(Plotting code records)
-- BEGIN --
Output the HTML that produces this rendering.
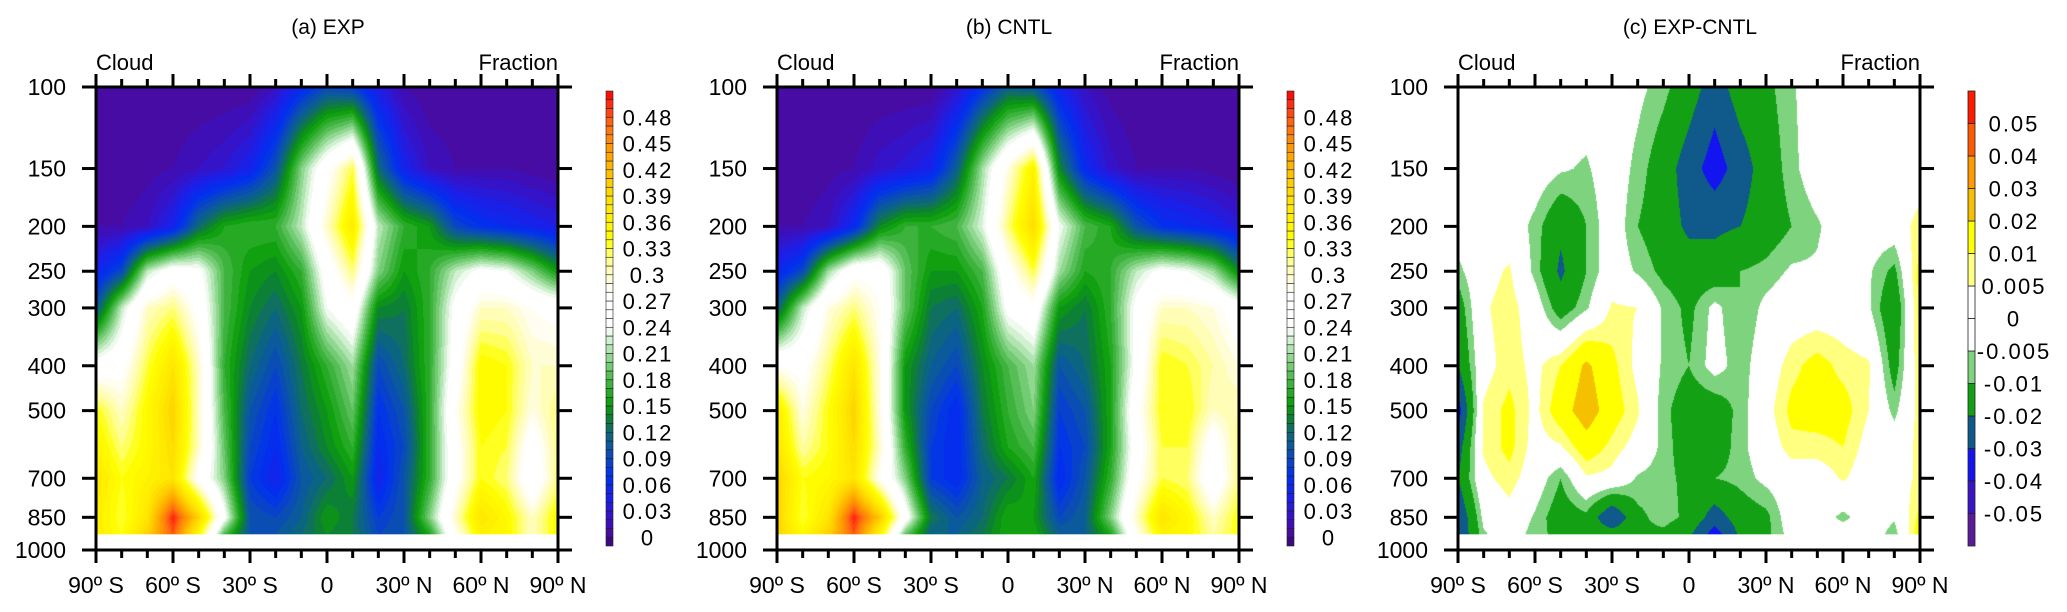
<!DOCTYPE html>
<html><head><meta charset="utf-8">
<style>
html,body{margin:0;padding:0;background:#fff;}
#wrap{position:relative;width:2067px;height:612px;overflow:hidden;background:#fff;font-family:"Liberation Sans",sans-serif;}
canvas{position:absolute;}
svg{position:absolute;left:0;top:0;}
</style></head>
<body>
<div id="wrap">
<canvas id="cva" width="462" height="448" style="left:96px;top:87px"></canvas>
<canvas id="cvb" width="462" height="448" style="left:777px;top:87px"></canvas>
<canvas id="cvc" width="462" height="448" style="left:1458px;top:87px"></canvas>
<svg id="svg" width="2067" height="612"></svg>
</div>
<script>
// ---- data ----
const lats = [-90,-80,-70,-60,-50,-40,-30,-20,-10,0,10,20,30,40,50,60,70,80,90];
const levels = [100,150,200,250,300,400,500,600,700,850,925];
const expField = [
[0,0,0,0,0,0,0,0.02,0.06,0.09,0.08,0.04,0.01,0,0,0,0,0,0],
[0,0,0.005,0.01,0.02,0.03,0.05,0.1,0.2,0.27,0.33,0.12,0.05,0.02,0.01,0.01,0.01,0.005,0],
[0.01,0.01,0.02,0.05,0.12,0.16,0.17,0.17,0.22,0.3,0.37,0.22,0.17,0.15,0.09,0.07,0.06,0.05,0.04],
[0.05,0.09,0.22,0.26,0.25,0.18,0.15,0.14,0.17,0.26,0.32,0.2,0.15,0.17,0.22,0.25,0.24,0.2,0.15],
[0.1,0.22,0.3,0.32,0.27,0.18,0.14,0.12,0.15,0.24,0.27,0.14,0.13,0.17,0.25,0.3,0.3,0.28,0.27],
[0.26,0.27,0.33,0.38,0.3,0.17,0.12,0.09,0.13,0.17,0.21,0.09,0.12,0.17,0.26,0.35,0.34,0.3,0.3],
[0.34,0.3,0.35,0.4,0.3,0.18,0.1,0.07,0.12,0.15,0.19,0.07,0.1,0.17,0.28,0.35,0.34,0.29,0.32],
[0.36,0.32,0.35,0.39,0.3,0.19,0.09,0.06,0.11,0.14,0.17,0.06,0.09,0.17,0.27,0.34,0.33,0.26,0.32],
[0.38,0.34,0.36,0.38,0.27,0.2,0.08,0.05,0.1,0.12,0.15,0.05,0.1,0.17,0.27,0.34,0.32,0.25,0.32],
[0.37,0.33,0.38,0.5,0.4,0.25,0.1,0.09,0.11,0.15,0.13,0.08,0.1,0.2,0.3,0.38,0.35,0.3,0.35],
[0.37,0.34,0.4,0.48,0.35,0.18,0.1,0.1,0.12,0.14,0.13,0.09,0.1,0.16,0.28,0.36,0.35,0.3,0.35]
];
const cntlField = [
[0,0,0,0,0,0,0,0.025,0.07,0.11,0.1,0.05,0.02,0.005,0,0,0,0,0],
[0,0,0.005,0.01,0.025,0.035,0.05,0.11,0.21,0.29,0.36,0.14,0.06,0.025,0.01,0.01,0.01,0.005,0],
[0.01,0.01,0.02,0.06,0.14,0.17,0.17,0.18,0.23,0.32,0.39,0.24,0.18,0.16,0.1,0.07,0.06,0.05,0.035],
[0.055,0.09,0.21,0.27,0.27,0.19,0.15,0.15,0.18,0.27,0.33,0.21,0.16,0.17,0.22,0.25,0.24,0.21,0.14],
[0.11,0.22,0.29,0.32,0.28,0.19,0.13,0.12,0.16,0.25,0.27,0.15,0.13,0.17,0.25,0.3,0.3,0.29,0.26],
[0.28,0.27,0.32,0.38,0.29,0.15,0.11,0.09,0.14,0.18,0.21,0.1,0.12,0.16,0.25,0.34,0.33,0.31,0.29],
[0.37,0.29,0.34,0.4,0.29,0.15,0.09,0.06,0.13,0.17,0.2,0.08,0.1,0.16,0.27,0.34,0.34,0.3,0.31],
[0.38,0.31,0.34,0.39,0.3,0.17,0.08,0.06,0.12,0.16,0.18,0.07,0.09,0.16,0.26,0.33,0.33,0.26,0.32],
[0.4,0.34,0.35,0.38,0.28,0.2,0.08,0.06,0.11,0.13,0.16,0.06,0.1,0.17,0.27,0.33,0.32,0.25,0.32],
[0.4,0.33,0.38,0.5,0.41,0.26,0.13,0.1,0.12,0.16,0.15,0.09,0.11,0.2,0.3,0.38,0.35,0.3,0.34],
[0.4,0.35,0.4,0.48,0.36,0.19,0.11,0.11,0.13,0.16,0.16,0.11,0.11,0.16,0.28,0.36,0.35,0.31,0.34]
];
const diffField = [
[0,0,0,0,0,0,0,-0.003,-0.008,-0.015,-0.025,-0.015,-0.012,-0.006,0,0,0,0,0],
[0,0,0,0,-0.004,-0.006,0,-0.007,-0.015,-0.025,-0.035,-0.025,-0.015,-0.007,0,0,0,0,0],
[0,0,0,-0.007,-0.018,-0.01,0,-0.01,-0.015,-0.022,-0.022,-0.02,-0.015,-0.01,-0.006,0,0,0,0.008],
[-0.007,0.002,0.006,-0.007,-0.022,-0.01,0,-0.006,-0.012,-0.015,-0.015,-0.01,-0.008,-0.004,-0.004,0,-0.004,-0.012,0.013],
[-0.015,0.004,0.008,0,-0.015,-0.006,0.006,0.005,-0.006,-0.012,-0.003,-0.01,-0.003,0,0,0,-0.004,-0.018,0.012],
[-0.02,0.002,0.008,0.003,0.01,0.022,0.012,0.003,-0.006,-0.01,-0.002,-0.008,0,0.008,0.013,0.008,0.006,-0.014,0.01],
[-0.035,0.006,0.012,0.003,0.015,0.026,0.014,0.006,-0.008,-0.015,-0.015,-0.008,0.002,0.012,0.013,0.013,0.005,-0.007,0.008],
[-0.025,0.006,0.012,0.002,0.004,0.015,0.008,0.002,-0.007,-0.015,-0.015,-0.007,0,0.008,0.008,0.01,0.002,0,0.007],
[-0.02,0.003,0.008,0,-0.01,0.004,0.003,-0.006,-0.008,-0.012,-0.01,-0.008,-0.003,0,0,0.006,0,0,0.007],
[-0.03,-0.003,0.002,-0.006,-0.015,-0.012,-0.03,-0.012,-0.007,-0.012,-0.025,-0.015,-0.012,0,0,-0.007,0,-0.004,0.012],
[-0.03,-0.006,0,-0.008,-0.012,-0.013,-0.015,-0.012,-0.012,-0.018,-0.035,-0.018,-0.012,-0.002,0,0,0,-0.008,0.015]
];
const yTickLabels = [100,150,200,250,300,400,500,700,850,1000];
const xTickLabels = ["90º S","60º S","30º S","0","30º N","60º N","90º N"];
const xTickLats = [-90,-60,-30,0,30,60,90];
const cbLabelsAB = ["0","0.03","0.06","0.09","0.12","0.15","0.18","0.21","0.24","0.27","0.3","0.33","0.36","0.39","0.42","0.45","0.48"];
const cbLevelsC = [-0.05,-0.04,-0.03,-0.02,-0.01,-0.005,0,0.005,0.01,0.02,0.03,0.04,0.05];
const cbColorsC = ["#5a1a9a","#3c14c8","#1414f0","#0f5a8a","#14a014","#7ed47e","#ffffff","#ffffff","#ffff80","#ffff00","#f5c000","#ff9a00","#ff5a00","#ff1a00"];
const titles = ["(a) EXP","(b) CNTL","(c) EXP-CNTL"];

// ---- geometry ----
const PX0 = [96,777,1458], PW = 462, PTOP = 87, DEC = 463;
const yOf = p => PTOP + Math.log10(p/100)*DEC;
const xOf = (k,lat) => PX0[k] + (lat+90)/180*PW;

// ---- color maps ----
const stops = [[-0.01,"#3a0a80"],[0,"#4a0a9a"],[0.02,"#3a10c0"],[0.045,"#1a20e8"],[0.07,"#0030f0"],[0.09,"#0a48c0"],[0.11,"#0a6090"],[0.125,"#107060"],[0.14,"#0a8a20"],[0.155,"#10a010"],[0.18,"#48b848"],[0.205,"#90d890"],[0.225,"#d0f0d0"],[0.24,"#ffffff"],[0.28,"#ffffff"],[0.30,"#fffcc8"],[0.32,"#ffff80"],[0.34,"#ffff00"],[0.38,"#ffe600"],[0.41,"#ffc800"],[0.44,"#ffa000"],[0.47,"#ff7010"],[0.50,"#ff2010"],[0.52,"#f00000"]];
function hex(h){return [parseInt(h.substr(1,2),16),parseInt(h.substr(3,2),16),parseInt(h.substr(5,2),16)];}
function stopColor(v){
  if(v<=stops[0][0]) return hex(stops[0][1]);
  for(let i=1;i<stops.length;i++){ if(v<=stops[i][0]){const a=hex(stops[i-1][1]),b=hex(stops[i][1]);const t=(v-stops[i-1][0])/(stops[i][0]-stops[i-1][0]);return a.map((x,j)=>Math.round(x+(b[j]-x)*t));}}
  return hex(stops[stops.length-1][1]);
}
const abColors=[];
for(let k=0;k<52;k++){ abColors.push(stopColor(k===0?-0.01:(k===51?0.51:(k-1)*0.01+0.005))); }
function abIndex(v){ if(v<0) return 0; const k=Math.floor(v/0.01)+1; return Math.min(51,k); }
function cIndex(v){ let k=0; while(k<cbLevelsC.length && v>=cbLevelsC[k]) k++; return k; }
const cColorsRGB = cbColorsC.map(hex);

function sample(field, lat, p){
  let i=Math.min(17,Math.max(0,Math.floor((lat+90)/10))); const tx=(lat-lats[i])/10;
  const lp=Math.log(p); let j=0;
  while(j<levels.length-2 && lp>Math.log(levels[j+1])) j++;
  let ty=(lp-Math.log(levels[j]))/(Math.log(levels[j+1])-Math.log(levels[j])); ty=Math.max(0,Math.min(1,ty));
  const a=field[j][i],b=field[j][i+1],c=field[j+1][i],d=field[j+1][i+1];
  return (a*(1-tx)+b*tx)*(1-ty)+(c*(1-tx)+d*tx)*ty;
}
function paint(id, field, isDiff){
  const cv=document.getElementById(id), ctx=cv.getContext('2d');
  const img=ctx.createImageData(cv.width,cv.height);
  for(let y=0;y<cv.height;y++){
    const p=100*Math.pow(10,(y+0.5)/DEC);
    for(let x=0;x<cv.width;x++){
      const lat=-90+(x+0.5)/PW*180;
      const v=sample(field,lat,p);
      const col=isDiff?cColorsRGB[cIndex(v)]:abColors[abIndex(v)];
      const o=(y*cv.width+x)*4; img.data[o]=col[0];img.data[o+1]=col[1];img.data[o+2]=col[2];img.data[o+3]=255;
    }
  }
  ctx.putImageData(img,0,0);
}
paint('cva',expField,false);
paint('cvb',cntlField,false);
paint('cvc',diffField,true);

// ---- SVG axes ----
const svg=document.getElementById('svg'); const NS="http://www.w3.org/2000/svg";
function mk(tag,attrs,parent){const e=document.createElementNS(NS,tag);for(const k in attrs)e.setAttribute(k,attrs[k]);(parent||svg).appendChild(e);return e;}
const panelNames=["exp","cntl","diff"];
for(let k=0;k<3;k++){
  const g=mk('g',{});
  
  
  const x0=PX0[k], x1=x0+PW, y0=PTOP, y1=yOf(1000);
  const t=mk('text',{x:x0+232,y:34,'text-anchor':'middle','font-size':21,'font-family':'Liberation Sans, sans-serif'},g); t.textContent=titles[k];
  
  
  const c1=mk('text',{x:x0,y:70,'font-size':22,'font-family':'Liberation Sans, sans-serif'},g); c1.textContent="Cloud";
  
  
  const c2=mk('text',{x:x1,y:70,'text-anchor':'end','font-size':22,'font-family':'Liberation Sans, sans-serif'},g); c2.textContent="Fraction";
  
  
  mk('rect',{x:x0,y:yOf(925),width:PW,height:y1-yOf(925),fill:'#fff'},g);
  for(let lat=-90;lat<=90;lat+=10){
    const x=xOf(k,lat), major=(lat%30===0);
    mk('line',{x1:x,x2:x,y1:y1,y2:y1+(major?13:8),stroke:'#000','stroke-width':3},g);
    mk('line',{x1:x,x2:x,y1:y0,y2:y0-(major?13:8),stroke:'#000','stroke-width':3},g);
  }
  xTickLabels.forEach((s,i)=>{
    const tx=mk('text',{x:xOf(k,xTickLats[i]),y:593,'text-anchor':'middle','font-size':23,'font-family':'Liberation Sans, sans-serif'},g); tx.textContent=s;
    
    
  });
  yTickLabels.forEach(p=>{
    const y=yOf(p);
    mk('line',{x1:x0-14,x2:x0,y1:y,y2:y,stroke:'#000','stroke-width':3},g);
    mk('line',{x1:x1,x2:x1+14,y1:y,y2:y,stroke:'#000','stroke-width':3},g);
    const ty=mk('text',{x:x0-30,y:y+8,'text-anchor':'end','font-size':23,'font-family':'Liberation Sans, sans-serif'},g); ty.textContent=p;
    
    
  });
  const fr=mk('rect',{x:x0,y:y0,width:PW,height:y1-y0,fill:'none',stroke:'#000','stroke-width':3},g);
  
  
  const cbx=606+681*k, cbTop=91, cbBot=546, cb=mk('g',{},g);
  
  
  if(k<2){
    const n=52, h=(cbBot-cbTop)/n;
    for(let i=0;i<n;i++){ const col=abColors[i];
      mk('rect',{x:cbx,y:cbBot-(i+1)*h,width:7,height:h,fill:`rgb(${col[0]},${col[1]},${col[2]})`,stroke:'#222','stroke-width':0.6},cb); }
    cbLabelsAB.forEach((s,i)=>{ const y=cbBot-(1+3*i)*h;
      const tl=mk('text',{x:cbx+42,y:y+8,'text-anchor':'middle','font-size':22,'letter-spacing':'2','font-family':'Liberation Sans, sans-serif'},cb); tl.textContent=s;
      
       });
  } else {
    const n=cbColorsC.length, h=(cbBot-cbTop)/n;
    for(let i=0;i<n;i++) mk('rect',{x:cbx,y:cbBot-(i+1)*h,width:7,height:h,fill:cbColorsC[i],stroke:'#222','stroke-width':0.8},cb);
    cbLevelsC.forEach((v,i)=>{ const y=cbBot-(i+1)*h;
      const tl=mk('text',{x:cbx+46,y:y+8,'text-anchor':'middle','font-size':22,'letter-spacing':'2','font-family':'Liberation Sans, sans-serif'},cb); tl.textContent=String(v);
      
       });
  }
}
</script>
</body></html>
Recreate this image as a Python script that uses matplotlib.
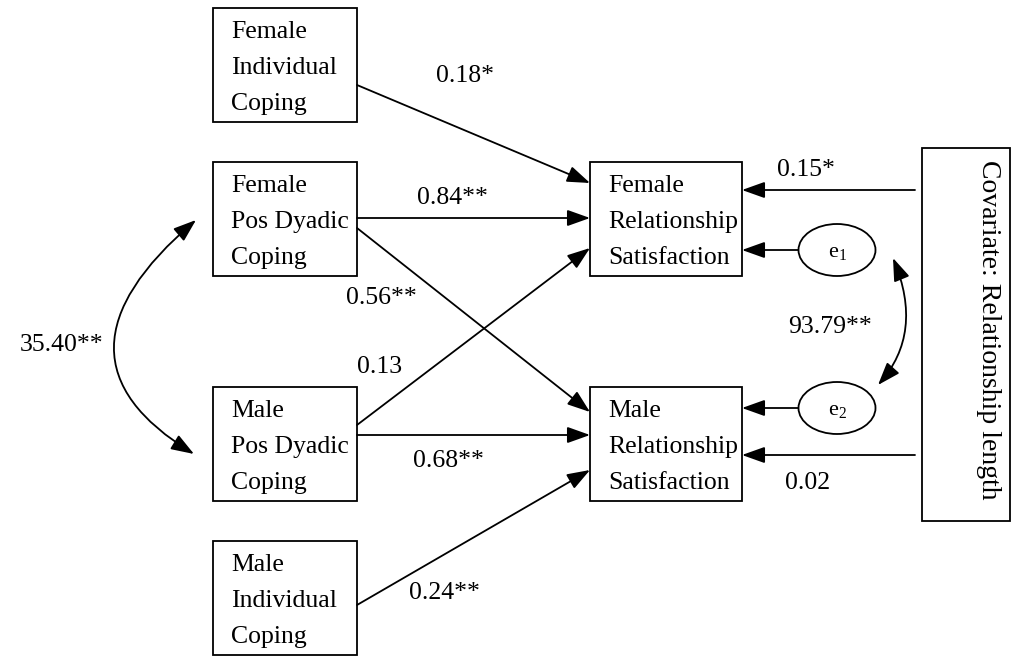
import matplotlib
matplotlib.use('Agg')
import matplotlib.pyplot as plt
from matplotlib.patches import Rectangle, Ellipse, FancyArrowPatch
from matplotlib.path import Path

plt.rcParams['font.family'] = ['Liberation Serif', 'DejaVu Serif']
plt.rcParams['mathtext.fontset'] = 'custom'
plt.rcParams['mathtext.rm'] = 'Liberation Serif'

# node labels
box_names = ['FIC', 'FPDC', 'MPDC', 'MIC', 'FRS', 'MRS']
box_labels = ['Female\nIndividual\nCoping', 'Female\nPos Dyadic\nCoping',
              'Male\nPos Dyadic\nCoping', 'Male\nIndividual\nCoping',
              'Female\nRelationship\nSatisfaction', 'Male\nRelationship\nSatisfaction']
covariate_label = 'Covariate: Relationship length'
error_labels = [r'$\mathregular{e_1}$', r'$\mathregular{e_2}$']

# path coefficients
path_labels = ['0.18*', '0.84**', '0.56**', '0.13', '0.68**', '0.24**', '0.15*', '0.02']
cov_labels = ['35.40**', '93.79**']

# layout (pixel coords, y down)
box_xy = {'FIC': (213, 8), 'FPDC': (213, 162), 'MPDC': (213, 387), 'MIC': (213, 541),
          'FRS': (590, 162), 'MRS': (590, 387)}
box_w = {'FIC': 144, 'FPDC': 144, 'MPDC': 144, 'MIC': 144, 'FRS': 152, 'MRS': 152}
box_h = 114

fig = plt.figure(figsize=(10.16, 6.58), dpi=100)
ax = fig.add_axes([0, 0, 1, 1])
ax.set_xlim(0, 1016)
ax.set_ylim(658, 0)
ax.axis('off')

fs = 18.5
lw = 1.3

for name, lab in zip(box_names, box_labels):
    x, y = box_xy[name]
    ax.add_patch(Rectangle((x, y), box_w[name], box_h, fill=False, lw=lw, ec='black'))
    ax.text(x + 18, y + box_h / 2 + 3, lab, ha='left', va='center', fontsize=fs, linespacing=1.85)

# covariate box
ax.add_patch(Rectangle((922, 148), 88, 373, fill=False, lw=lw, ec='black'))
ax.text(989, 330, covariate_label, rotation=-90, ha='center', va='center', fontsize=fs + 1.5)

# error terms
err_xy = [(837, 250), (837, 408)]
for (cx, cy), lab in zip(err_xy, error_labels):
    ax.add_patch(Ellipse((cx, cy), 77, 52, fill=False, lw=lw, ec='black'))
    ax.text(cx, cy + 2, lab, ha='center', va='center', fontsize=16)

style = '-|>,head_length=0.7,head_width=0.25'


def arrow(p0, p1):
    ax.add_patch(FancyArrowPatch(p0, p1, arrowstyle=style, mutation_scale=20, lw=lw,
                                 color='black', shrinkA=0, shrinkB=0))


arrow((357, 85), (590, 183))
arrow((357, 218), (590, 218))
arrow((357, 228), (590, 412))
arrow((357, 425), (590, 248))
arrow((357, 435), (590, 435))
arrow((357, 605), (590, 470))
arrow((915, 190), (742, 190))
arrow((915, 455), (742, 455))
arrow((798, 250), (742, 250))
arrow((798, 408), (742, 408))

label_xy = [(465, 76), (452, 198), (381, 298), (380, 367), (448, 461), (444, 593), (806, 170), (808, 483)]
for (x, y), lab in zip(label_xy, path_labels):
    ax.text(x, y, lab, ha='center', va='center', fontsize=fs)

# covariance curves
dstyle = '<|-|>,head_length=0.7,head_width=0.25'
curves = [[(196, 220), (35, 357), (194, 454)], [(893, 258), (924, 333), (878, 385)]]
for pts in curves:
    pth = Path(pts, [Path.MOVETO, Path.CURVE3, Path.CURVE3])
    ax.add_patch(FancyArrowPatch(path=pth, arrowstyle=dstyle, mutation_scale=20, lw=lw,
                                 color='black', shrinkA=0, shrinkB=0))

ax.text(62, 345, cov_labels[0], ha='center', va='center', fontsize=fs)
ax.text(830, 327, cov_labels[1], ha='center', va='center', fontsize=fs)

fig.savefig('out.png', dpi=100)
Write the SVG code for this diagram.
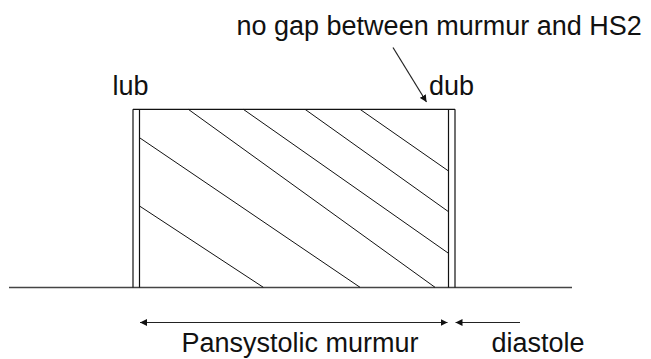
<svg xmlns="http://www.w3.org/2000/svg" width="651" height="359" viewBox="0 0 651 359">
<style>
text{font-family:"Liberation Sans",Arial,sans-serif;font-size:27px;fill:#111}
.ln{stroke:#111;stroke-width:1.2;fill:none}
.hatch{stroke:#111;stroke-width:1;fill:none}
.arr{stroke:#222;stroke-width:1.2;fill:none}
</style>
<defs>
<marker id="ah" viewBox="0 0 10 10" refX="10" refY="5" markerWidth="7" markerHeight="7" markerUnits="userSpaceOnUse" orient="auto-start-reverse">
<path d="M0,0 L10,5 L0,10 z" fill="#111"/>
</marker>
</defs>
<rect width="651" height="359" fill="#fff"/>
<g id="baseline"><line x1="9" y1="287.5" x2="572" y2="287.5" stroke="#444" stroke-width="1.6"/></g>
<g id="murmur-box">
<line class="ln" x1="133" y1="109.3" x2="455" y2="109.3"/>
<line class="ln" x1="133" y1="109.3" x2="133" y2="287.5"/>
<line class="ln" x1="139.5" y1="109.3" x2="139.5" y2="287.5"/>
<line class="ln" x1="448.5" y1="109.3" x2="448.5" y2="287.5"/>
<line class="ln" x1="455" y1="109.3" x2="455" y2="287.5"/>
<line class="hatch" x1="139.5" y1="206" x2="263.3" y2="287.3"/>
<line class="hatch" x1="139.5" y1="137.7" x2="360" y2="287.3"/>
<line class="hatch" x1="188.3" y1="109.3" x2="435" y2="287.3"/>
<line class="hatch" x1="243.3" y1="109.3" x2="448.5" y2="253.3"/>
<line class="hatch" x1="305" y1="109.3" x2="448.5" y2="211.7"/>
<line class="hatch" x1="360" y1="109.3" x2="448.5" y2="171"/>
</g>
<g id="labels">
<text x="236.5" y="35">no gap between murmur and HS2</text>
<text x="112.5" y="95">lub</text>
<text x="429" y="95">dub</text>
<text x="181.5" y="352">Pansystolic murmur</text>
<text x="491.5" y="352">diastole</text>
</g>
<g id="connectors">
<line class="arr" x1="393" y1="47.5" x2="426.5" y2="102" marker-end="url(#ah)"/>
<line class="arr" x1="140" y1="322.5" x2="447.5" y2="322.5" marker-start="url(#ah)" marker-end="url(#ah)"/>
<line class="arr" x1="520" y1="322.5" x2="455.5" y2="322.5" marker-end="url(#ah)"/>
</g>
</svg>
-- END --
◆ WRITTEN PROBLEM: Starting at the line with "Recreate this image" and ending at the line with "from matplotlib.path import Path", copy each line exactly, both ends included. Do not copy the pictures.

◆ REPLY TO THE TASK:
Recreate this image as a Python script that uses matplotlib.
import matplotlib
matplotlib.use('Agg')
import matplotlib.pyplot as plt
from matplotlib.patches import Rectangle, Ellipse, FancyArrowPatch
from matplotlib.path import Path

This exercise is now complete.